— Begin MATERIAL —
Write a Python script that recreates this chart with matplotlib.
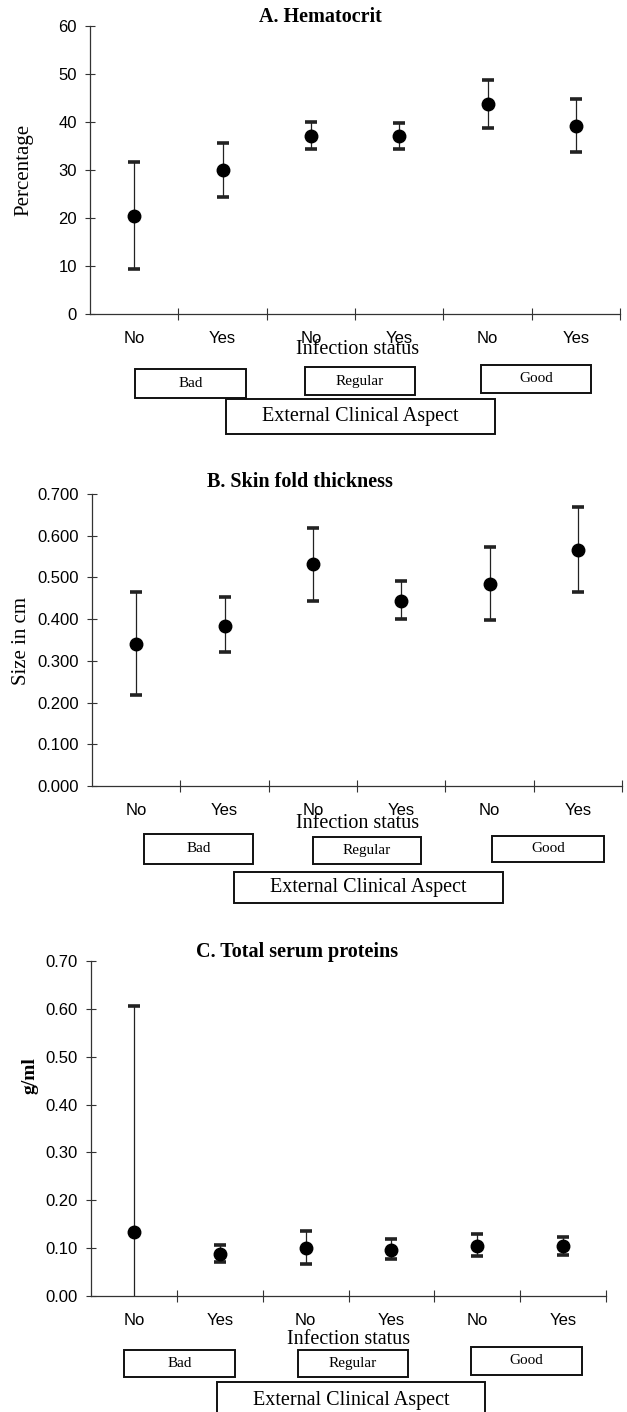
import matplotlib
matplotlib.use("Agg")
import matplotlib.pyplot as plt
from matplotlib.patches import Rectangle
from matplotlib.ticker import FormatStrFormatter, FixedLocator
import numpy as np

# ---------------- data ----------------
infection = ["No", "Yes", "No", "Yes", "No", "Yes"]
aspect_groups = ["Bad", "Regular", "Good"]

hct_mean = [20.4, 30.0, 37.0, 37.0, 43.7, 39.2]
hct_low = [9.3, 24.4, 34.3, 34.4, 38.8, 33.8]
hct_high = [31.6, 35.6, 40.0, 39.7, 48.7, 44.8]

skin_mean = [0.340, 0.384, 0.532, 0.444, 0.484, 0.566]
skin_low = [0.217, 0.322, 0.444, 0.400, 0.398, 0.464]
skin_high = [0.466, 0.452, 0.619, 0.492, 0.574, 0.668]

prot_mean = [0.133, 0.088, 0.100, 0.097, 0.105, 0.104]
prot_low = [-0.342, 0.071, 0.067, 0.078, 0.083, 0.086]
prot_high = [0.607, 0.107, 0.136, 0.119, 0.130, 0.124]

W, H = 627, 1412
fig = plt.figure(figsize=(W / 100, H / 100), dpi=100)

SANS = "Liberation Sans"
SERIF = "Liberation Serif"
TICK_SIZE = 12


def fx(x):
    return x / W


def fy(y):
    return 1 - y / H


def box(x0, y0, x1, y1, text, size):
    r = Rectangle((fx(x0), fy(y1)), fx(x1) - fx(x0), fy(y0) - fy(y1),
                  transform=fig.transFigure, fill=False, lw=1.4,
                  edgecolor="#111111")
    fig.add_artist(r)
    fig.text((fx(x0) + fx(x1)) / 2, (fy(y0) + fy(y1)) / 2, text,
             ha="center", va="center", family=SERIF, fontsize=size)


def panel(left, right, top, bottom, means, low, high, ymax, fmt, yticks,
          title, title_xy, ylabel, ylabel_xy, ylabel_bold, ylabel_size,
          infx_y, boxes, eca):
    ax = fig.add_axes([fx(left), fy(bottom), fx(right) - fx(left),
                       fy(top) - fy(bottom)])
    x = np.arange(len(means)) + 0.5
    m = np.array(means)
    lo = np.array(low)
    hi = np.array(high)
    ax.errorbar(x, m, yerr=[m - lo, hi - m], fmt="o", color="black",
                ms=9, ecolor="#222222", elinewidth=0.9, capsize=4.5,
                capthick=2.6, zorder=3)
    ax.set_xlim(0, len(means))
    ax.set_ylim(0, ymax)
    ax.set_yticks(yticks)
    ax.yaxis.set_major_formatter(FormatStrFormatter(fmt))
    for s in ["top", "right"]:
        ax.spines[s].set_visible(False)
    for s in ["left", "bottom"]:
        ax.spines[s].set_linewidth(0.9)
        ax.spines[s].set_color("#333333")
    ax.xaxis.set_major_locator(FixedLocator(np.arange(1, len(means) + 1)))
    ax.set_xticklabels([])
    ax.set_xticks(x, infection, minor=True)
    ax.tick_params(axis="x", which="major", direction="inout", length=8,
                   width=0.8, color="#333333")
    ax.tick_params(axis="x", which="minor", length=0, pad=12)
    for lab in ax.get_xticklabels(minor=True):
        lab.set_family(SANS)
        lab.set_fontsize(TICK_SIZE)
    ax.tick_params(axis="y", direction="inout", length=7, width=0.8,
                   color="#333333", pad=6)
    for lab in ax.get_yticklabels():
        lab.set_family(SANS)
        lab.set_fontsize(TICK_SIZE)
    ax.patch.set_alpha(0)
    fig.text(fx(title_xy[0]), fy(title_xy[1]), title, ha="center",
             va="center", family=SERIF, fontsize=14.5, fontweight="bold")
    fig.text(fx(ylabel_xy[0]), fy(ylabel_xy[1]), ylabel, ha="center",
             va="center", rotation=90, family=SERIF, fontsize=ylabel_size,
             fontweight="bold" if ylabel_bold else "normal")
    fig.text(fx(infx_y[0]), fy(infx_y[1]), "Infection status", ha="center",
             va="center", family=SERIF, fontsize=14.5)
    for (bx, name) in zip(boxes, aspect_groups):
        box(*bx, name, 11)
    box(*eca, "External Clinical Aspect", 14.5)
    return ax


axA = panel(90, 620, 26, 314, hct_mean, hct_low, hct_high, 60, "%d",
            np.arange(0, 61, 10),
            "A. Hematocrit", (320, 17), "Percentage", (24, 170), False, 15,
            (358, 349),
            [(135, 369, 246, 398), (305, 367, 415, 395), (481, 365, 591, 393)],
            (226, 399, 495, 434))

axB = panel(92, 622, 494, 786, skin_mean, skin_low, skin_high, 0.7, "%.3f",
            np.arange(0, 0.71, 0.1),
            "B. Skin fold thickness", (300, 482), "Size in cm", (22, 641),
            False, 15, (358, 823),
            [(144, 834, 253, 864), (313, 837, 421, 864), (492, 836, 604, 862)],
            (234, 872, 503, 903))

axC = panel(91, 606, 961, 1296, prot_mean, prot_low, prot_high, 0.7, "%.2f",
            np.arange(0, 0.71, 0.1),
            "C. Total serum proteins", (297, 952), "g/ml", (30, 1076),
            True, 14, (349, 1340),
            [(124, 1350, 235, 1377), (298, 1350, 408, 1377), (471, 1347, 582, 1375)],
            (217, 1382, 485, 1420))

fig.savefig("out.png", dpi=100)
— End MATERIAL —
## WHAT TO DO
Quote in full the listing given above; the images are to be left out.

## REPLY
Write a Python script that recreates this chart with matplotlib.
import matplotlib
matplotlib.use("Agg")
import matplotlib.pyplot as plt
from matplotlib.patches import Rectangle
from matplotlib.ticker import FormatStrFormatter, FixedLocator
import numpy as np

# ---------------- data ----------------
infection = ["No", "Yes", "No", "Yes", "No", "Yes"]
aspect_groups = ["Bad", "Regular", "Good"]

hct_mean = [20.4, 30.0, 37.0, 37.0, 43.7, 39.2]
hct_low = [9.3, 24.4, 34.3, 34.4, 38.8, 33.8]
hct_high = [31.6, 35.6, 40.0, 39.7, 48.7, 44.8]

skin_mean = [0.340, 0.384, 0.532, 0.444, 0.484, 0.566]
skin_low = [0.217, 0.322, 0.444, 0.400, 0.398, 0.464]
skin_high = [0.466, 0.452, 0.619, 0.492, 0.574, 0.668]

prot_mean = [0.133, 0.088, 0.100, 0.097, 0.105, 0.104]
prot_low = [-0.342, 0.071, 0.067, 0.078, 0.083, 0.086]
prot_high = [0.607, 0.107, 0.136, 0.119, 0.130, 0.124]

W, H = 627, 1412
fig = plt.figure(figsize=(W / 100, H / 100), dpi=100)

SANS = "Liberation Sans"
SERIF = "Liberation Serif"
TICK_SIZE = 12


def fx(x):
    return x / W


def fy(y):
    return 1 - y / H


def box(x0, y0, x1, y1, text, size):
    r = Rectangle((fx(x0), fy(y1)), fx(x1) - fx(x0), fy(y0) - fy(y1),
                  transform=fig.transFigure, fill=False, lw=1.4,
                  edgecolor="#111111")
    fig.add_artist(r)
    fig.text((fx(x0) + fx(x1)) / 2, (fy(y0) + fy(y1)) / 2, text,
             ha="center", va="center", family=SERIF, fontsize=size)


def panel(left, right, top, bottom, means, low, high, ymax, fmt, yticks,
          title, title_xy, ylabel, ylabel_xy, ylabel_bold, ylabel_size,
          infx_y, boxes, eca):
    ax = fig.add_axes([fx(left), fy(bottom), fx(right) - fx(left),
                       fy(top) - fy(bottom)])
    x = np.arange(len(means)) + 0.5
    m = np.array(means)
    lo = np.array(low)
    hi = np.array(high)
    ax.errorbar(x, m, yerr=[m - lo, hi - m], fmt="o", color="black",
                ms=9, ecolor="#222222", elinewidth=0.9, capsize=4.5,
                capthick=2.6, zorder=3)
    ax.set_xlim(0, len(means))
    ax.set_ylim(0, ymax)
    ax.set_yticks(yticks)
    ax.yaxis.set_major_formatter(FormatStrFormatter(fmt))
    for s in ["top", "right"]:
        ax.spines[s].set_visible(False)
    for s in ["left", "bottom"]:
        ax.spines[s].set_linewidth(0.9)
        ax.spines[s].set_color("#333333")
    ax.xaxis.set_major_locator(FixedLocator(np.arange(1, len(means) + 1)))
    ax.set_xticklabels([])
    ax.set_xticks(x, infection, minor=True)
    ax.tick_params(axis="x", which="major", direction="inout", length=8,
                   width=0.8, color="#333333")
    ax.tick_params(axis="x", which="minor", length=0, pad=12)
    for lab in ax.get_xticklabels(minor=True):
        lab.set_family(SANS)
        lab.set_fontsize(TICK_SIZE)
    ax.tick_params(axis="y", direction="inout", length=7, width=0.8,
                   color="#333333", pad=6)
    for lab in ax.get_yticklabels():
        lab.set_family(SANS)
        lab.set_fontsize(TICK_SIZE)
    ax.patch.set_alpha(0)
    fig.text(fx(title_xy[0]), fy(title_xy[1]), title, ha="center",
             va="center", family=SERIF, fontsize=14.5, fontweight="bold")
    fig.text(fx(ylabel_xy[0]), fy(ylabel_xy[1]), ylabel, ha="center",
             va="center", rotation=90, family=SERIF, fontsize=ylabel_size,
             fontweight="bold" if ylabel_bold else "normal")
    fig.text(fx(infx_y[0]), fy(infx_y[1]), "Infection status", ha="center",
             va="center", family=SERIF, fontsize=14.5)
    for (bx, name) in zip(boxes, aspect_groups):
        box(*bx, name, 11)
    box(*eca, "External Clinical Aspect", 14.5)
    return ax


axA = panel(90, 620, 26, 314, hct_mean, hct_low, hct_high, 60, "%d",
            np.arange(0, 61, 10),
            "A. Hematocrit", (320, 17), "Percentage", (24, 170), False, 15,
            (358, 349),
            [(135, 369, 246, 398), (305, 367, 415, 395), (481, 365, 591, 393)],
            (226, 399, 495, 434))

axB = panel(92, 622, 494, 786, skin_mean, skin_low, skin_high, 0.7, "%.3f",
            np.arange(0, 0.71, 0.1),
            "B. Skin fold thickness", (300, 482), "Size in cm", (22, 641),
            False, 15, (358, 823),
            [(144, 834, 253, 864), (313, 837, 421, 864), (492, 836, 604, 862)],
            (234, 872, 503, 903))

axC = panel(91, 606, 961, 1296, prot_mean, prot_low, prot_high, 0.7, "%.2f",
            np.arange(0, 0.71, 0.1),
            "C. Total serum proteins", (297, 952), "g/ml", (30, 1076),
            True, 14, (349, 1340),
            [(124, 1350, 235, 1377), (298, 1350, 408, 1377), (471, 1347, 582, 1375)],
            (217, 1382, 485, 1420))

fig.savefig("out.png", dpi=100)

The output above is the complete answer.